Commenting on the current sovereign debt crisis, Mersch lauded the
“credible” deleveraging procedures that have been implemented by many
EMU countries, saying that these measures should allow them to return to
a sustainable growth path in the medium term.
He also referred to the European Financial Stability Facility
(EFSF), calling it “a symbol for the existence of a ‘community of
destiny’ that is a monetary union”.
“But solidarity presupposes responsibility,” Mersch said. “This
means that crisis prevention mechanisms are even more important than
crisis management facilities.

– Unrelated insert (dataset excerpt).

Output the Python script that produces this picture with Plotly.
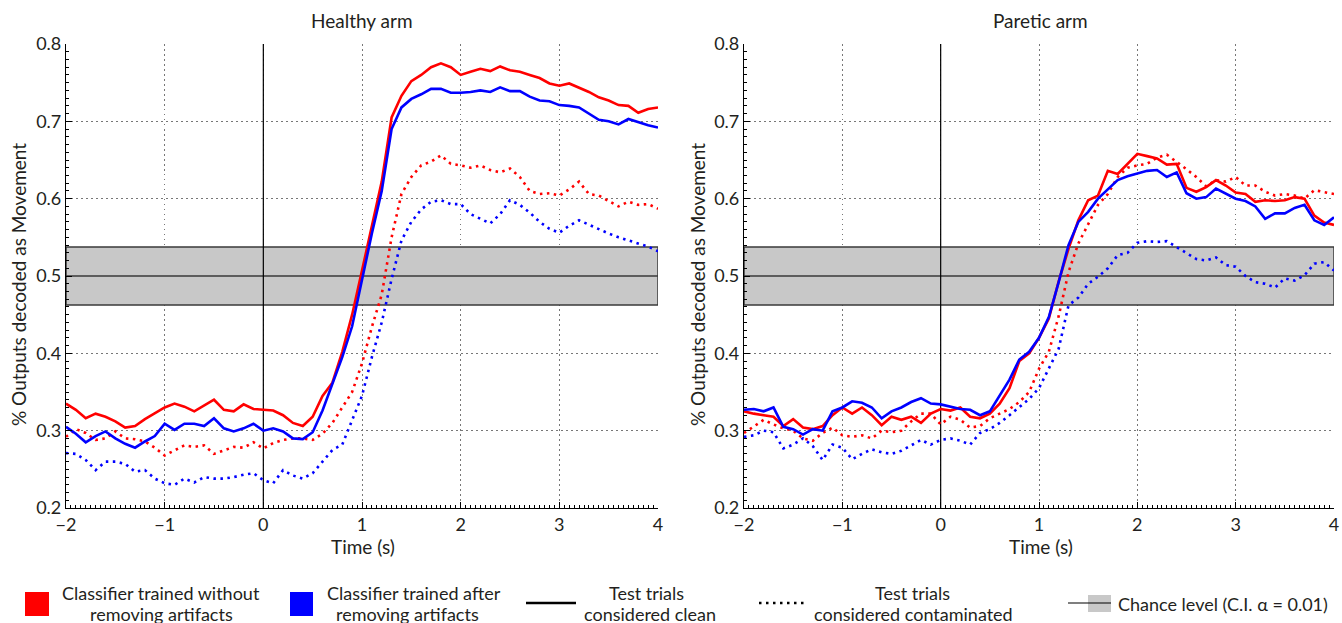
import plotly.graph_objects as go

# ---------------- data ----------------
TIME = [round(-2 + 0.1 * i, 1) for i in range(61)]

HEALTHY_RED_CLEAN = [
    0.335, 0.327, 0.316, 0.322, 0.318, 0.312, 0.304, 0.306, 0.315, 0.322,
    0.330, 0.335, 0.331, 0.325, 0.332, 0.340, 0.327, 0.325, 0.334, 0.328,
    0.327, 0.326, 0.320, 0.310, 0.306, 0.318, 0.345, 0.362, 0.402, 0.450,
    0.507, 0.566, 0.622, 0.705, 0.733, 0.752, 0.760, 0.770, 0.775, 0.770,
    0.760, 0.764, 0.768, 0.765, 0.771, 0.766, 0.764, 0.760, 0.756, 0.749,
    0.746, 0.749, 0.744, 0.738, 0.731, 0.727, 0.721, 0.720, 0.711, 0.716,
    0.718]
HEALTHY_BLUE_CLEAN = [
    0.305, 0.296, 0.285, 0.293, 0.299, 0.290, 0.283, 0.278, 0.286, 0.293,
    0.309, 0.301, 0.309, 0.309, 0.306, 0.316, 0.303, 0.299, 0.303, 0.309,
    0.300, 0.303, 0.299, 0.290, 0.289, 0.298, 0.326, 0.360, 0.395, 0.435,
    0.497, 0.555, 0.610, 0.690, 0.718, 0.729, 0.735, 0.742, 0.742, 0.737,
    0.737, 0.738, 0.740, 0.738, 0.744, 0.739, 0.739, 0.732, 0.727, 0.726,
    0.721, 0.720, 0.718, 0.710, 0.702, 0.700, 0.696, 0.703, 0.699, 0.695,
    0.692]
HEALTHY_RED_CONTAM = [
    0.292, 0.302, 0.297, 0.288, 0.290, 0.299, 0.290, 0.289, 0.286, 0.278,
    0.268, 0.274, 0.281, 0.279, 0.281, 0.270, 0.275, 0.279, 0.278, 0.285,
    0.277, 0.284, 0.288, 0.290, 0.290, 0.288, 0.296, 0.310, 0.330, 0.350,
    0.387, 0.434, 0.476, 0.550, 0.606, 0.628, 0.643, 0.648, 0.656, 0.645,
    0.643, 0.640, 0.643, 0.637, 0.634, 0.639, 0.628, 0.610, 0.606, 0.607,
    0.604, 0.612, 0.622, 0.606, 0.604, 0.597, 0.590, 0.596, 0.592, 0.593,
    0.587]
HEALTHY_BLUE_CONTAM = [
    0.271, 0.270, 0.262, 0.249, 0.260, 0.260, 0.257, 0.247, 0.249, 0.238,
    0.232, 0.230, 0.238, 0.233, 0.240, 0.238, 0.238, 0.240, 0.243, 0.245,
    0.236, 0.232, 0.249, 0.242, 0.238, 0.245, 0.260, 0.275, 0.282, 0.314,
    0.345, 0.395, 0.440, 0.496, 0.546, 0.570, 0.586, 0.596, 0.598, 0.593,
    0.593, 0.580, 0.574, 0.568, 0.580, 0.598, 0.592, 0.582, 0.570, 0.561,
    0.556, 0.565, 0.572, 0.566, 0.560, 0.555, 0.550, 0.546, 0.541, 0.538,
    0.532]

PARETIC_RED_CLEAN = [
    0.325, 0.322, 0.320, 0.318, 0.306, 0.315, 0.304, 0.302, 0.306, 0.320,
    0.330, 0.322, 0.330, 0.320, 0.307, 0.318, 0.314, 0.318, 0.310, 0.322,
    0.328, 0.326, 0.330, 0.318, 0.316, 0.322, 0.335, 0.355, 0.390, 0.400,
    0.420, 0.445, 0.493, 0.535, 0.572, 0.598, 0.604, 0.636, 0.632, 0.645,
    0.658, 0.655, 0.652, 0.644, 0.645, 0.614, 0.609, 0.615, 0.624, 0.617,
    0.608, 0.606, 0.596, 0.598, 0.597, 0.598, 0.602, 0.600, 0.578, 0.569,
    0.566]
PARETIC_BLUE_CLEAN = [
    0.327, 0.328, 0.325, 0.330, 0.305, 0.302, 0.295, 0.302, 0.300, 0.325,
    0.330, 0.338, 0.336, 0.330, 0.316, 0.325, 0.330, 0.337, 0.342, 0.335,
    0.334, 0.331, 0.328, 0.327, 0.320, 0.325, 0.346, 0.366, 0.392, 0.402,
    0.420, 0.447, 0.492, 0.540, 0.570, 0.583, 0.600, 0.612, 0.624, 0.629,
    0.632, 0.636, 0.637, 0.628, 0.634, 0.607, 0.600, 0.602, 0.613, 0.606,
    0.600, 0.597, 0.590, 0.574, 0.581, 0.581, 0.588, 0.592, 0.572, 0.566,
    0.576]
PARETIC_RED_CONTAM = [
    0.297, 0.305, 0.314, 0.308, 0.303, 0.300, 0.290, 0.287, 0.297, 0.304,
    0.294, 0.292, 0.294, 0.290, 0.300, 0.298, 0.300, 0.312, 0.322, 0.322,
    0.308, 0.318, 0.314, 0.304, 0.306, 0.316, 0.322, 0.328, 0.337, 0.350,
    0.380, 0.402, 0.448, 0.505, 0.542, 0.568, 0.592, 0.606, 0.628, 0.640,
    0.643, 0.645, 0.653, 0.657, 0.648, 0.638, 0.628, 0.616, 0.624, 0.622,
    0.628, 0.617, 0.617, 0.609, 0.604, 0.606, 0.604, 0.600, 0.611, 0.608,
    0.606]
PARETIC_BLUE_CONTAM = [
    0.292, 0.294, 0.300, 0.298, 0.277, 0.282, 0.290, 0.280, 0.262, 0.282,
    0.278, 0.263, 0.270, 0.276, 0.272, 0.270, 0.274, 0.281, 0.288, 0.282,
    0.288, 0.290, 0.287, 0.282, 0.297, 0.302, 0.310, 0.320, 0.330, 0.341,
    0.355, 0.380, 0.406, 0.462, 0.472, 0.490, 0.499, 0.510, 0.527, 0.530,
    0.543, 0.545, 0.544, 0.545, 0.537, 0.530, 0.522, 0.520, 0.524, 0.514,
    0.512, 0.500, 0.492, 0.490, 0.485, 0.497, 0.494, 0.501, 0.516, 0.518,
    0.507]

CHANCE_LO = 0.4625
CHANCE_MID = 0.5
CHANCE_HI = 0.5375
ONSET_TIME = 0

X_RANGE = [-2, 4]
Y_RANGE = [0.2, 0.8]
X_TICKS = [-2, -1, 0, 1, 2, 3, 4]
X_TICK_LABELS = ["\u22122", "\u22121", "0", "1", "2", "3", "4"]
Y_TICKS = [0.2, 0.3, 0.4, 0.5, 0.6, 0.7, 0.8]
Y_TICK_LABELS = ["0.2", "0.3", "0.4", "0.5", "0.6", "0.7", "0.8"]

PANEL_TITLES = ["Healthy arm", "Paretic arm"]
X_TITLE = "Time (s)"
Y_TITLE = "% Outputs decoded as Movement"
LEGEND_LABELS = [
    ["Classifier trained without", "removing artifacts"],
    ["Classifier trained after", "removing artifacts"],
    ["Test trials", "considered clean"],
    ["Test trials", "considered contaminated"],
    ["Chance level (C.I. \u03b1 = 0.01)"],
]

# ---------------- styling ----------------
W, H = 1342, 623
PLOT_L, PLOT_R, PLOT_T, PLOT_B = 66, 1334, 44, 508   # page pixels
ML, MT = PLOT_L, PLOT_T
MR, MB = W - PLOT_R, H - PLOT_B
PW = PLOT_R - PLOT_L
PH = PLOT_B - PLOT_T
FONT = "Lato, 'Open Sans', sans-serif"
TXT = "#231f20"
RED = "#ff0000"
BLUE = "#0000ff"
BAND = "#c8c8c8"
BAND_EDGE = "#3a3a3a"
DOT = "2.5px,4.5px"


def px(xp):
    return (xp - PLOT_L) / PW


def py(yp):
    return (PLOT_B - yp) / PH


DOM1 = [0, px(658)]
DOM2 = [px(744), 1]

fig = go.Figure()

panels = [
    ("x", "y", HEALTHY_RED_CLEAN, HEALTHY_BLUE_CLEAN, HEALTHY_RED_CONTAM, HEALTHY_BLUE_CONTAM),
    ("x2", "y2", PARETIC_RED_CLEAN, PARETIC_BLUE_CLEAN, PARETIC_RED_CONTAM, PARETIC_BLUE_CONTAM),
]
for xa, ya, rc, bc, rd, bd in panels:
    # chance-level band
    fig.add_trace(go.Scatter(
        x=[X_RANGE[0], X_RANGE[1], X_RANGE[1], X_RANGE[0], X_RANGE[0]],
        y=[CHANCE_LO, CHANCE_LO, CHANCE_HI, CHANCE_HI, CHANCE_LO],
        xaxis=xa, yaxis=ya, mode="lines", fill="toself", fillcolor=BAND,
        line=dict(color=BAND_EDGE, width=1.5), showlegend=False, hoverinfo="skip"))
    fig.add_trace(go.Scatter(
        x=X_RANGE, y=[CHANCE_MID, CHANCE_MID], xaxis=xa, yaxis=ya, mode="lines",
        line=dict(color=BAND_EDGE, width=1.5), showlegend=False, hoverinfo="skip"))
    # movement onset
    fig.add_trace(go.Scatter(
        x=[ONSET_TIME, ONSET_TIME], y=Y_RANGE, xaxis=xa, yaxis=ya, mode="lines",
        line=dict(color="black", width=1.2), showlegend=False, hoverinfo="skip"))
    for vals, col, dash in [(rd, RED, DOT), (bd, BLUE, DOT), (rc, RED, "solid"), (bc, BLUE, "solid")]:
        fig.add_trace(go.Scatter(
            x=TIME, y=vals, xaxis=xa, yaxis=ya, mode="lines",
            line=dict(color=col, width=2.6, dash=dash),
            showlegend=False, hoverinfo="skip"))

axis_common = dict(
    showline=True, linecolor="black", linewidth=1.2,
    ticks="inside", ticklen=6, tickwidth=1, tickcolor="black",
    showgrid=True, gridcolor="#777777", griddash="1.5px,3.5px", gridwidth=1,
    zeroline=False, mirror=False,
    tickfont=dict(family=FONT, size=18, color=TXT),
)
xcfg = dict(axis_common, range=X_RANGE, tickvals=X_TICKS, ticktext=X_TICK_LABELS,
            minor=dict(ticks="inside", ticklen=3, tickcolor="black", dtick=0.05, showgrid=False))
ycfg = dict(axis_common, range=Y_RANGE, tickvals=Y_TICKS, ticktext=Y_TICK_LABELS,
            minor=dict(ticks="inside", ticklen=3, tickcolor="black", dtick=0.01, showgrid=False))

fig.update_layout(
    width=W, height=H,
    margin=dict(l=ML, r=MR, t=MT, b=MB, autoexpand=False),
    paper_bgcolor="white", plot_bgcolor="white",
    showlegend=False,
    xaxis=dict(xcfg, domain=DOM1, anchor="y"),
    yaxis=dict(ycfg, domain=[0, 1], anchor="x"),
    xaxis2=dict(xcfg, domain=DOM2, anchor="y2"),
    yaxis2=dict(ycfg, domain=[0, 1], anchor="x2"),
)

# legend decorations (paper coordinates)
shapes = [
    dict(type="rect", xref="paper", yref="paper", x0=px(25), x1=px(49), y0=py(616), y1=py(592),
         fillcolor=RED, line=dict(width=0)),
    dict(type="rect", xref="paper", yref="paper", x0=px(290), x1=px(313), y0=py(616), y1=py(592),
         fillcolor=BLUE, line=dict(width=0)),
    dict(type="line", xref="paper", yref="paper", x0=px(526), x1=px(576), y0=py(603), y1=py(603),
         line=dict(color="black", width=2.6)),
    dict(type="line", xref="paper", yref="paper", x0=px(759), x1=px(806), y0=py(603), y1=py(603),
         line=dict(color="black", width=2.6, dash=DOT)),
    dict(type="rect", xref="paper", yref="paper", x0=px(1088), x1=px(1111), y0=py(612), y1=py(595),
         fillcolor=BAND, line=dict(width=0)),
    dict(type="line", xref="paper", yref="paper", x0=px(1068), x1=px(1111), y0=py(603), y1=py(603),
         line=dict(color="black", width=1.2)),
]
fig.update_layout(shapes=shapes)

ann = []
font19 = dict(family=FONT, size=19, color=TXT)
font18 = dict(family=FONT, size=18, color=TXT)
for title, cx in zip(PANEL_TITLES, [362, 1040]):
    ann.append(dict(text=title, x=px(cx), y=py(20), xref="paper", yref="paper",
                    showarrow=False, xanchor="center", yanchor="middle", font=font19))
for cx in [363, 1041]:
    ann.append(dict(text=X_TITLE, x=px(cx), y=py(546), xref="paper", yref="paper",
                    showarrow=False, xanchor="center", yanchor="middle", font=font19))
for cx in [18, 697]:
    ann.append(dict(text=Y_TITLE, x=px(cx), y=py(285), xref="paper", yref="paper", textangle=-90,
                    showarrow=False, xanchor="center", yanchor="middle", font=font19))

legend_pos = [(161, 161), (414, 407), (646, 650), (912, 914)]
for lines, (c1, c2) in zip(LEGEND_LABELS[:4], legend_pos):
    ann.append(dict(text=lines[0], x=px(c1), y=py(593), xref="paper", yref="paper",
                    showarrow=False, xanchor="center", yanchor="middle", font=font18))
    ann.append(dict(text=lines[1], x=px(c2), y=py(614), xref="paper", yref="paper",
                    showarrow=False, xanchor="center", yanchor="middle", font=font18))
ann.append(dict(text=LEGEND_LABELS[4][0], x=px(1116), y=py(604), xref="paper", yref="paper",
                showarrow=False, xanchor="left", yanchor="middle", font=font18))
fig.update_layout(annotations=ann)

fig.write_html(
    "out.html",
    config={"displayModeBar": False},
    post_script="document.body.style.margin='0';document.body.style.overflow='hidden';",
)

And we have to recognize that before a
fiscal deterioration occurs and needs corrective actions, we ought to
detect early signals in the macro economic imbalances of economies that
share a single currency.”
To this end, Mersch called for “more automaticity” in
macro-economic Eurozone surveillance, which would focus on highly
indebted states, or in countries suffering from a strong deterioration
in competitiveness.
“[The framework] should foresee graduated sanctions at a
sufficiently early stage to reinforce compliance,” he said. “It should
take aim at national rigidities that are incompatible with a currency
union, like automatic indexation mechanisms of wages and pensions.”
While the ECB has been successful in its mandate of keeping prices
stable, monetary policy requires the support of sound public finances,
as well as sustained growth in across the monetary union to ensure the
continuation of the euro as a stable currency, Mersch said.
“A strengthening of the Stability and Growth Pact, preventing and
correcting macroeconomic imbalances at an early stage, and more
effective enforcement via gradual sanctions for non-compliant euro area
countries will help to achieve this goal.”
Still, despite the single currency and central bank, Mersch noted
that national economic policies “remain insufficiently aligned”.
“To overcome the macro-economic heterogeneity within the Euro area,
an explicit and clear framework for the surveillance of competitiveness
is needed with the aim of correcting large imbalances,” Mersch said.